Green Metropolis

A New Yorker writer examines that civic paragon of green living: New York City.

Green Metropolis: Why Living Smaller, Living Closer, and Driving Less Are the Keys to Sustainability By David Owen Riverhead Books 357 pp., $25.95

David Owen, a staff writer for The New Yorker whose interests include global ecology, has examined numerous communities across America and discovered one that strikes him as a model of environmental efficiency. That community is New York City, and in Green Metropolis, his latest book, Owen tells readers what green-conscious citizens can learn from Gotham’s example.

Owen realizes, of course, that the Big Apple isn’t the first place that comes to mind when most people think of reducing their carbon footprint. Noisy, crowded, and covered largely by concrete, New York seems instead to be the very antithesis of environmental stewardship.

Anticipating his critics, Owen concedes that when calculated by the square foot, “New York City generates more greenhouse gases, uses more energy, and produces more solid waste than any other American region of comparable size.”

But plot those same negative effects by resident or household, says Owen, and Manhattan gets the blue ribbon from Mother Nature.

“New Yorkers, individually, drive, pollute, consume, and throw away much less than do the average residents of the surrounding suburbs, exurbs, small towns, and farms, because the tightly circumscribed space in which they live creates efficiencies and reduces the possibilities for reckless consumption,” Owen writes.

Because car ownership in Manhattan is so inconvenient, New Yorkers often use public transit or walk, which conserves gasoline and promotes good health. “The average Manhattanite consumes gasoline at a rate that the country as a whole hasn’t matched since the mid-1920s, when the most widely owned car in the United States was the Ford Model T,” Owen tells readers.

New York has achieved its efficiencies because people live closely together – the principle of urban density so loudly touted by champions of the modern “smart growth” movement. If New York City’s 8 million residents lived in the same density as the quaint Connecticut community that Owen calls home, they’d “require a space equivalent to the land area of the six New England states plus Delaware and New Jersey,” he notes as a caution against the dangers of suburban sprawl.

New York’s low per-capita energy use and its embrace of public transit and walking are practices that “the rest of us, no matter where we live, are going to have to find ways to emulate, as the world’s various ongoing energy and environmental crises deepen and spread in the years ahead,” Owen adds.

Such thinking, the author acknowledges, goes against America’s long antipathy towards urban life, perhaps best expressed by Thomas Jefferson’s description of big cities as “pestilential to the morals, the health and the liberties of man.”

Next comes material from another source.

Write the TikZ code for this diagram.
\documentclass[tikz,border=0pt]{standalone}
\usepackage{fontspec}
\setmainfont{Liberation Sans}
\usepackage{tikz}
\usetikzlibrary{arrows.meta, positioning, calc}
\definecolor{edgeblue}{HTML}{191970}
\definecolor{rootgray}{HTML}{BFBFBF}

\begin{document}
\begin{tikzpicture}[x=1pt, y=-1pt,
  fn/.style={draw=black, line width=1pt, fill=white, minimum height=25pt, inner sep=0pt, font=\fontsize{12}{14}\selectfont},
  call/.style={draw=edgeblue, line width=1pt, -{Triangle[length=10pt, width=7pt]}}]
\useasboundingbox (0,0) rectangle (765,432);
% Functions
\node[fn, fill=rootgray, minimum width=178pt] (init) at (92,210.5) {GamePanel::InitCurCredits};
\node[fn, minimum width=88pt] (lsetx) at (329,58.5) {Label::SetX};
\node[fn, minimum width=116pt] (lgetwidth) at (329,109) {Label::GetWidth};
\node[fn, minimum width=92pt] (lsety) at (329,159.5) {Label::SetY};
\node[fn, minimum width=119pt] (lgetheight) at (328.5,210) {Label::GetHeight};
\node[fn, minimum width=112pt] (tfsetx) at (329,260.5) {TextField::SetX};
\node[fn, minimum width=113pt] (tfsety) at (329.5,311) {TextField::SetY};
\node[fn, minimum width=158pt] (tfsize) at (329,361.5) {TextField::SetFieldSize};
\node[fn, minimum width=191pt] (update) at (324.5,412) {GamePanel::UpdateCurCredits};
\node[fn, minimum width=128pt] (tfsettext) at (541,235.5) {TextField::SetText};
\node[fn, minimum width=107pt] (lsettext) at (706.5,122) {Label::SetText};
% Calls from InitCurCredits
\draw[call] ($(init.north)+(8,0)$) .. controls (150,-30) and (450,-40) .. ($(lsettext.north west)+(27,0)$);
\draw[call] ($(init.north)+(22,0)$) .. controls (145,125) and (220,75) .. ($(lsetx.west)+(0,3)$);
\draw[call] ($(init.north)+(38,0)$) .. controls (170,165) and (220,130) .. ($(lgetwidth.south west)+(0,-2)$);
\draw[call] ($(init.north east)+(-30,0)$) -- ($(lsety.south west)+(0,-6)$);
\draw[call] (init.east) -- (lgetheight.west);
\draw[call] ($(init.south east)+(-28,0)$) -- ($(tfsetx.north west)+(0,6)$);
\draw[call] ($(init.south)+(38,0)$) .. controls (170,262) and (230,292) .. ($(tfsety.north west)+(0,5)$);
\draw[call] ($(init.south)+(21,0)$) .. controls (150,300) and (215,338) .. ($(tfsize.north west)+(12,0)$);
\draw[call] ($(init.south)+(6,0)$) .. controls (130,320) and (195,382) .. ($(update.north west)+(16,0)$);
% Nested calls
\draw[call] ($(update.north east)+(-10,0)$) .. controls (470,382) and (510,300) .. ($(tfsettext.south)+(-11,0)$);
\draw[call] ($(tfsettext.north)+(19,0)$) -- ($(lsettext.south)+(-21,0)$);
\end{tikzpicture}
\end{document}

While he doesn’t share Jefferson’s dim view of urban morality, Owen doesn’t see New York’s ecological virtues as evidence of great civic piety, either. The city’s smart growth, in fact, seems more the result of geographical and historical accidents. Being surrounded by water, for example, Manhattan was forced to confine its sprawl. And because the city developed so long before automobiles, it wasn’t able to remake itself to truly accommodate car culture.

Such providence makes New York a difficult model to duplicate, and one of Owen’s consistent themes is that when it comes to environmental stress, cities are far from equal. He points to Los Angeles as a poster child for “metastatic outward growth” and complains that the commuter-centric city of Atlanta “has probably been the source of more bad transportation policy than any other in America.”

Owen’s focus on cars as an agent of sprawl tends to exclude other factors that spur the growth of suburbs. He makes only passing reference to quality of life issues – such as education, crime, and street noise – that drive city dwellers away from the urban core. And as Robert Bruegmann told readers in his book, “Sprawl,” migration from city centers is not unique to modern America, but rather a historical reality that goes back centuries, long predating the rise of the auto.

But it’s hard to quibble with an author who takes such pains to point out his own imperfections. Readers of Owen’s lighter books, such as the essays of domestic life he gathered in “Around the House,” already know that his chief charm is an abiding gift for self-effacement.

That quality is also evident in “Green Metropolis,” which begins with Owen’s confession that for all his professed devotion to urban density, he left Manhattan many years ago for a larger home in nearby Connecticut, becoming a part of the very problem he bemoans. He also confesses to a persistent affection for driving and big-box stores.

Owen offers a few suggestions as to how all Americans, even those of us in the ’burbs, might “apply the Manhattan template to our own lives, to the extent that we can.” But ultimately, “Green Metropolis” is important not for the answers it yields but the questions it raises – questions that should be part of the ongoing dialogue about the health of our planet.

Danny Heitman, a columnist for The Baton Rouge Advocate, is the author of “A Summer of Birds: John James Audubon at Oakley House.”